US inflation has started to rise, in consequence of the swingeing jump in tariffs. It took a bit longer than I expected, probably because stocks (inventories) were higher than I thought. But now that businesses have run down their pre-tariff stocks, they have no choice but to pass on their increased costs. No doubt, as inflation gathers momentum, they will also be indulging in a bit of "greedflation", as they did in the post-covid inflation surge.
But it's not just tariffs. The government's campaign against immigrants has meant that food prices are soaring, because immigrants pick and pack the USA's food. (Coffee is rising because of global warming, and because of 50% tariffs on Brazilian coffee imports)
In my judgment, neither of these forces is anywhere near over. Prices will continue to rise until equilibrium is reached, and that will be several months away.
The Fed could "look through" this surge in inflation, on the argument that it will not be a sustained jump in the inflation rate, but a one-off adjustment in price levels. "Cost-push" rather than demand-led inflation. That is what markets (shares, bonds and currencies) think will happen, and the next cut in rates later this month seems baked in.

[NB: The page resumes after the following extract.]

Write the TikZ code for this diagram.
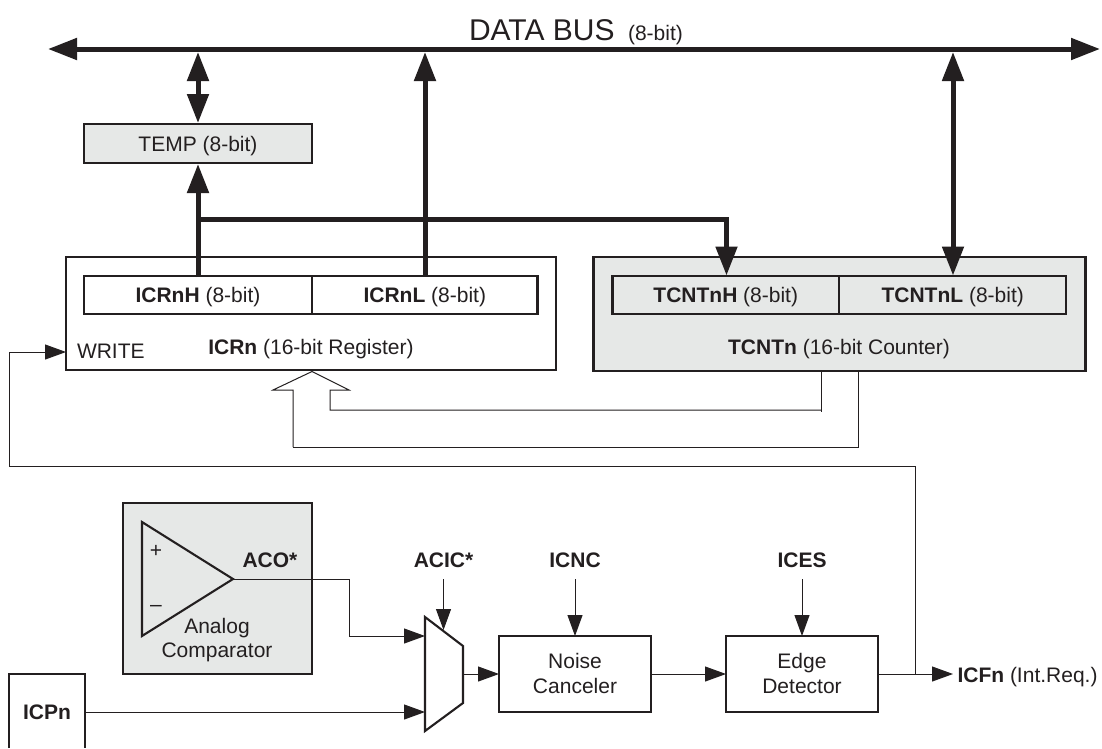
\documentclass[tikz,border=0pt]{standalone}
\usepackage{fontspec}
\setmainfont{Liberation Sans}
\usetikzlibrary{arrows.meta,calc}
\definecolor{ink}{HTML}{231F20}
\definecolor{shade}{HTML}{E6E8E7}
\newcommand{\fsz}{\fontsize{21}{25}\selectfont}
\tikzset{
  x=1pt,y=-1pt,
  every node/.style={inner sep=0pt,outer sep=0pt,text=ink,font=\fsz},
  boxo/.style={draw=ink,line width=2.1pt,line join=miter},
  gbox/.style={boxo,fill=shade},
  regbox/.style={boxo,minimum height=37.5pt,text height=14pt,text depth=0pt},
  lab/.style={anchor=base},
  labw/.style={anchor=base west},
  bigtip/.tip={Triangle[length=29pt,width=21pt]},
  smalltip/.tip={Triangle[length=21pt,width=15pt]},
  bus/.style={draw=ink,line width=5pt,{bigtip}-{bigtip}},
  busup/.style={draw=ink,line width=5pt,-{bigtip}},
  bushalf/.style={draw=ink,line width=5pt},
  thin/.style={draw=ink,line width=1pt},
  sig/.style={thin,-{smalltip}},
}
\begin{document}
\begin{tikzpicture}
\useasboundingbox[fill=white] (0,0) rectangle (1102,748);

% text of the bus
\node (bustitle) [labw,font=\fontsize{30}{32}\selectfont] at (469,40) {DATA BUS};
\node (buswidth) [labw] at (628,40) {(8-bit)};

% registers
\node (temp) [gbox,minimum width=228pt,minimum height=39pt,text height=15pt,text depth=0pt] at (198,143.5) {TEMP (8-bit)};
\node (icrn) [boxo,minimum width=490pt,minimum height=113pt] at (311,313.5) {};
\node (icrnh) [regbox,minimum width=228pt] at (198,295) {\textbf{ICRnH} (8-bit)};
\node (icrnl) [regbox,minimum width=225.5pt] at (424.75,295) {\textbf{ICRnL} (8-bit)};
\node (icrnt) [lab] at (311,354) {\textbf{ICRn} (16-bit Register)};
\node (write) [labw] at (77,358) {WRITE};

\node (tcnt) [gbox,minimum width=492pt,minimum height=114pt] at (839.5,314) {};
\node (tcnth) [regbox,minimum width=226.5pt] at (725.75,295) {\textbf{TCNTnH} (8-bit)};
\node (tcntl) [regbox,minimum width=227.4pt] at (952.7,295) {\textbf{TCNTnL} (8-bit)};
\node (tcntt) [lab] at (839,354) {\textbf{TCNTn} (16-bit Counter)};

% bus and thick connectors
\coordinate (busl) at (48,49);
\coordinate (busr) at (1100,49);
\coordinate (bt) at (198,52);
\coordinate (bl) at (425,52);
\coordinate (bc) at (953,52);
\coordinate (tempin) at (198,164);
\coordinate (hstart) at (198,277);
\coordinate (branch) at (198,219);
\coordinate (branchend) at (726.5,219);
\coordinate (tcnthin) at (726.5,275.5);
\coordinate (tcntlin) at (953,275.5);
\coordinate (lstart) at (425,276);
\coordinate (tempout) at (198,123);
\draw[bus] (busl) -- (busr);
\draw[bus] (bt) -- (tempout);
\draw[busup] (lstart) -- (bl);
\draw[busup] (hstart) -- (tempin);
\draw[bushalf,-{bigtip},line join=miter] (branch) -- (branchend) -- (tcnthin);
\draw[bus] (bc) -- (tcntlin);

% open arrow from counter to register
\coordinate (openTip) at (312,371.5);
\coordinate (openL) at (273,390);
\coordinate (openR) at (349,390);
\coordinate (openLs) at (293,390);
\coordinate (openRs) at (330,390);
\coordinate (cntA) at (821,371);
\coordinate (cntB) at (858,371);
\coordinate (cntAb) at (821,412);
\coordinate (cntAh) at (821,410);
\coordinate (cntBh) at (858,447);
\coordinate (openRb) at (330,410);
\coordinate (openLb) at (293,447);
\draw[thin] (openLb) -- (openLs) -- (openL) -- (openTip) -- (openR) -- (openRs) -- (openRb) -- (cntAh);
\draw[thin] (cntA) -- (cntAb);
\draw[thin] (cntB) -- (cntBh) -- (openLb);

% comparator
\node (ac) [gbox,minimum width=189pt,minimum height=171pt] at (217.5,588.5) {};
\coordinate (opA) at (142,522);
\coordinate (opB) at (233,579);
\coordinate (opC) at (142,636);
\draw[boxo] (opA) -- (opB) -- (opC) -- cycle;
\node (plus) at (156,551) {+};
\node (minus) at (156,608) {--};
\node (analog) [lab] at (217,633) {Analog};
\node (compar) [lab] at (217,657) {Comparator};
\node (aco) [lab] at (270,567) {\textbf{ACO*}};

% multiplexer
\coordinate (mA) at (425,617);
\coordinate (mB) at (463,646);
\coordinate (mC) at (463,703);
\coordinate (mD) at (425,731);
\draw[boxo] (mA) -- (mB) -- (mC) -- (mD) -- cycle;
\coordinate (mIn1) at (425,636);
\coordinate (mIn2) at (425,712);
\coordinate (mOut) at (463,674);
\coordinate (mSel) at (443.5,630);
\coordinate (acoBend1) at (349,579);
\coordinate (acoBend2) at (349,636);
\draw[sig] (opB) -- (acoBend1) -- (acoBend2) -- (mIn1);
\node (acic) [lab] at (443.5,567) {\textbf{ACIC*}};
\coordinate (acicS) at (443.5,579);
\draw[sig] (acicS) -- (mSel);

% ICP pin
\node (icpn) [lab] at (47,719) {\textbf{ICPn}};
\coordinate (pA) at (9,748);
\coordinate (pB) at (9,674);
\coordinate (pC) at (85,674);
\coordinate (pD) at (85,748);
\coordinate (pOut) at (85,712);
\draw[boxo] (pA) -- (pB) -- (pC) -- (pD);
\draw[sig] (pOut) -- (mIn2);

% noise canceler and edge detector
\node (noise) [boxo,minimum width=152pt,minimum height=76pt] at (575,674) {};
\node (noiset1) [lab] at (575,668) {Noise};
\node (noiset2) [lab] at (575,693) {Canceler};
\node (edge) [boxo,minimum width=152pt,minimum height=76pt] at (802,674) {};
\node (edget1) [lab] at (802,668) {Edge};
\node (edget2) [lab] at (802,693) {Detector};
\draw[sig] (mOut) -- (noise.west);
\draw[sig] (noise.east) -- (edge.west);
\node (icnc) [lab] at (575,567) {\textbf{ICNC}};
\node (ices) [lab] at (802,567) {\textbf{ICES}};
\coordinate (icncS) at (575,579);
\coordinate (icesS) at (802,579);
\draw[sig] (icncS) -- (noise.north);
\draw[sig] (icesS) -- (edge.north);
\node (icfn) [labw] at (957.5,682) {\textbf{ICFn} (Int.Req.)};
\coordinate (icfnIn) at (953,674);
\draw[sig] (edge.east) -- (icfnIn);

% feedback to WRITE
\coordinate (fbJ) at (915,674);
\coordinate (fbT) at (915,466);
\coordinate (fbL) at (9.6,466);
\coordinate (fbW) at (9.6,352);
\coordinate (icrnw) at (icrn.west |- fbW);
\draw[sig] (fbJ) -- (fbT) -- (fbL) -- (fbW) -- (icrnw);
\end{tikzpicture}
\end{document}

This rise in inflation will reduce real (inflation-adjusted) incomes, reducing spending, deepening the economic downturn. This might seem to be an argument for further rate cuts, if it happens, but just as the inflation might be transitory, so would the economic downturn caused by that inflation.
Now, it is possible that wages may rise to compensate---which I do not think will happen---but if they do this will heighten Fed fears that higher inflation is becoming embedded in the system, which means they won't cut interest rates any further.
So, the Fed moves depend on data over the next few months. If the economy continues to weaken, and wage inflation doesn't accelerate, the Fed will prolly cut the Fed Funds rate again. If the economy stabilises, then the Fed will have the luxury of waiting for the inflation surge to slow, and it prolly won't cut rates again. If wage inflation starts to pick up, all rate cuts are out of the question.
I'm not at all sure what the inflation rate will peak at, but I wouldn't be surprised if it nears 5% by year-end or early in 2026. This will be a very uncomfortable environment for the Fed to cut rates, as opposed to keeping them stable. It will need to be quite sure that the rise in the inflation rate is transitory. And that its moves are not seen as a response to Trump's pressure, which would destroy its credibility.